There’s a lot of chocolate in these cookies – two kinds of melted chocolate, plus lots of cocoa powder. And as if that’s not enough, then we add lots and lots of white chocolate chips. Normally I’m not a fan of white chocolate, but here it’s a really nice counterbalance to all the dark chocolate in the cookie itself. The resulting cookie is dense and chewy, and the combination of all that chocolate plus brown sugar and molasses (did I mention there’s molasses in here too?) really tastes like old-fashioned fudge. This cookie is definitely a winner.
This recipe uses natural cocoa powder, rather than dutch-process. It’s important you get the right one, as they’ll react differently in a recipe. In this particular recipe, natural cocoa powder is the acid required to react with the baking soda. If you use dutch process cocoa, your cookies won’t puff up as much as they should (if at all).
Another difference between natural and dutch process cocoas is that the natural powder is lighter in colour, and has a stronger almost fruity flavour. And it will give these cookies a lovely reddish colour. Fun fact – the chemical reaction caused by the combination of natural cocoa powder and vinegar or buttermilk is what originally gave red velvet cake its red colour. Cool, eh?
It’s oddly hard to find natural cocoa powder here in Canada, but I hear it’s more common in the U.S. There are lots of different types of dutch process cocoa available in the stores here (I think every store has Fry’s, and I probably have 4 different types of dutch process cocoa in my cupboard right now), but the only natural one I ever see is Hershey’s. So I make sure I always have a container of it on hand, just in case I can’t find it again when I need it.
As I mentioned above, this cookie also gets a richness of flavour from the brown sugar and a bit of molasses, which also helps keep the cookie moist.
This is a great cookie – sweet and chewy, with a perfect balance of dark and white chocolate.
white chocolate chip fudge cookies
Adapted from "White Chocolate Chunk Fudge Cookies" from The Good Cookie by Tish Boyle. The original recipe said it would make just 36 cookies, but I got 62 cookies using my usual slightly larger than tablespoon-sized cookie scoop.

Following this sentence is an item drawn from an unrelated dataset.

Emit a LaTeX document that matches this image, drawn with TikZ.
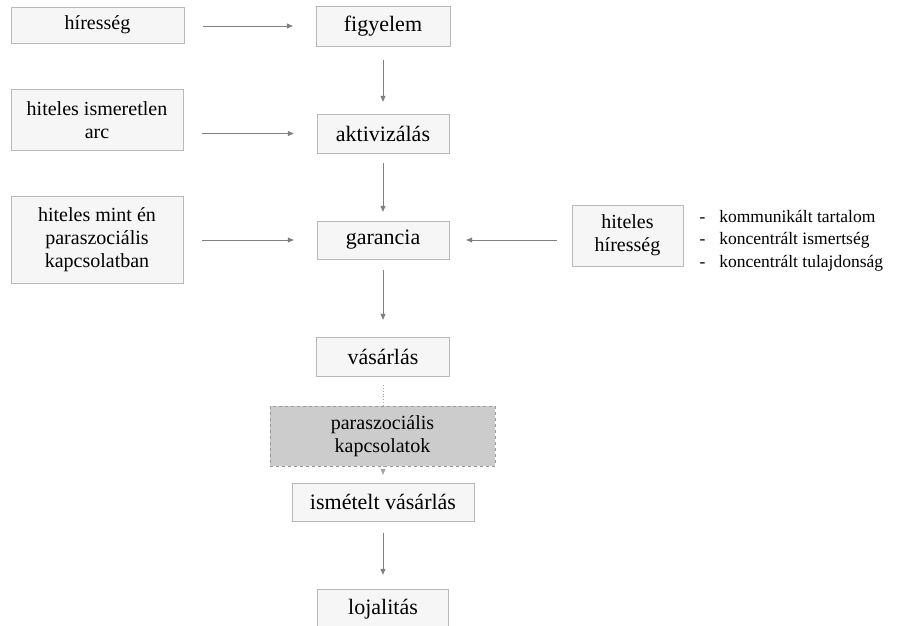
\documentclass[tikz,border=0pt]{standalone}
\usepackage{fontspec}
\setmainfont{Liberation Serif}
\usetikzlibrary{arrows.meta}

\begin{document}
\begin{tikzpicture}[x=1pt,y=-1pt,
  box/.style={draw=gray!55,fill=gray!7,inner sep=0pt,align=center,font=\fontsize{22}{24}\selectfont},
  sidebox/.style={box,font=\fontsize{20}{23}\selectfont},
  link/.style={draw=gray,line width=0.8pt,-{Triangle[length=6pt,width=5pt]},shorten <=11pt,shorten >=12pt},
  sidelink/.style={link,shorten <=19pt,shorten >=23pt}]
\useasboundingbox (0,0) rectangle (911,626);
% main chain
\node[box,minimum width=134pt,minimum height=40pt] (figyelem) at (383,26) {figyelem};
\node[box,minimum width=132pt,minimum height=39pt] (aktiv) at (383,133.5) {aktivizálás};
\node[box,minimum width=132pt,minimum height=38pt] (garancia) at (383,240) {garancia};
\node[box,minimum width=133pt,minimum height=39pt] (vasarlas) at (383,356.5) {vásárlás};
\node[box,minimum width=182pt,minimum height=38pt] (ismetelt) at (383,502) {ismételt vásárlás};
\node[box,minimum width=131pt,minimum height=40pt] (lojal) at (383,609) {lojalitás};
% side boxes
\node[sidebox,minimum width=173pt,minimum height=36pt] (hir) at (97.5,25) {híresség};
\node[sidebox,minimum width=172pt,minimum height=61pt] (ismeretlen) at (97,120) {hiteles ismeretlen\\arc};
\node[sidebox,minimum width=172pt,minimum height=87pt] (mintel) at (97,239.5) {hiteles mint én\\paraszociális\\kapcsolatban};
\node[sidebox,minimum width=111pt,minimum height=61pt] (hithir) at (627.5,235.5) {hiteles\\híresség};
\node[anchor=west,align=left,font=\fontsize{17.5}{22.5}\selectfont] (jegyek) at (696,240.5)
  {-\hspace{14pt}kommunikált tartalom\\-\hspace{14pt}koncentrált ismertség\\-\hspace{14pt}koncentrált tulajdonság};
% arrows
\draw[sidelink] (hir.east |- figyelem) -- (figyelem);
\draw[sidelink] (ismeretlen.east |- aktiv) -- (aktiv);
\draw[sidelink] (mintel.east |- garancia) -- (garancia);
\draw[link,shorten <=15pt,shorten >=17pt] (hithir.west |- garancia) -- (garancia.east);
\draw[link,shorten <=14pt] (figyelem) -- (aktiv);
\draw[link,shorten <=10pt,shorten >=9pt] (aktiv) -- (garancia);
\draw[link,shorten >=17pt] (garancia) -- (vasarlas);
\draw[link,draw=gray!70,dotted,shorten <=9pt,shorten >=8pt] (vasarlas) -- (ismetelt);
\draw[link,shorten <=12pt,shorten >=14pt] (ismetelt) -- (lojal);
\node[box,draw=gray!80,dashed,fill=gray!40,minimum width=225pt,minimum height=60pt,font=\fontsize{20}{23}\selectfont] (paraszoc) at (382.5,436) {paraszociális\\kapcsolatok};
\end{tikzpicture}
\end{document}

3 ounces (85g) unsweetened chocolate, coarsely chopped
2 ounces (56g) semisweet chocolate, coarsely chopped
2 cups (250g) all-purpose flour
1/2 cup (60g) natural cocoa powder (not dutch processed), sifted
1 teaspoon baking soda
1/2 teaspoon salt
11 tablespoons (154g) unsalted butter (3/4 cup minus 1 tablespoon), at room temperature
1 cup (220g) firmly packed light brown sugar
3/4 cup plus 2 tablespoons (190g) granulated sugar
1 tablespoon unsulphured molasses
2 large eggs
1 tablespoon pure vanilla extract
1-1/2 cups (263g) white chocolate chips (or chopped white chocolate)
Preheat oven to 350°F (177°C).
Gently melt together the unsweetened and semisweet chocolate. You can do this by combining them in a microwave-safe bowl and heating in the microwave 15-30 seconds at a time, stirring well after each burst of heat until smooth. Or in the top of a double-boiler or in a heat-proof bowl set over a pot of simmering water. I usually melt chocolate very, very carefully in a heavy saucepan over very low heat, stirring frequently until the chocolate is just melted. Chocolate can scorch really easily, so best to do this slowly and gently. Once melted, remove from the heat and set aside to cool.
In a medium bowl, whisk together the flour, cocoa powder, baking soda, and salt. Set aside.
In the bowl of a stand mixer fitted with the paddle attachment, beat the butter and sugars together on medium speed until light and fluffy, about 3 or 4 minutes. Scrape down the sides of the bowl and add the molasses, then the eggs, one at a time, beating well after each. Add the vanilla and then the melted chocolate and beat to incorporate.
Turn the mixer down to low and add the dry ingredients, mixing until just barely combined. Remove from the mixer and add in the white chocolate, either with a spatula or by hand. I prefer to knead inclusions in by hand to ensure they're distributed evenly.
Using a small cookie dough scoop or a tablespoon, portion the dough onto the baking sheets about 2 inches apart to allow for spreading. Press each down slightly with the palm of your hand.
Bake for about 11-13 minutes, until the cookies are puffed up and the tops look slightly cracked, rotating the baking sheet halfway through the baking time. Allow to cool on a wire rack for a few minutes before removing the cookies from the pan and allowing them to cool completely.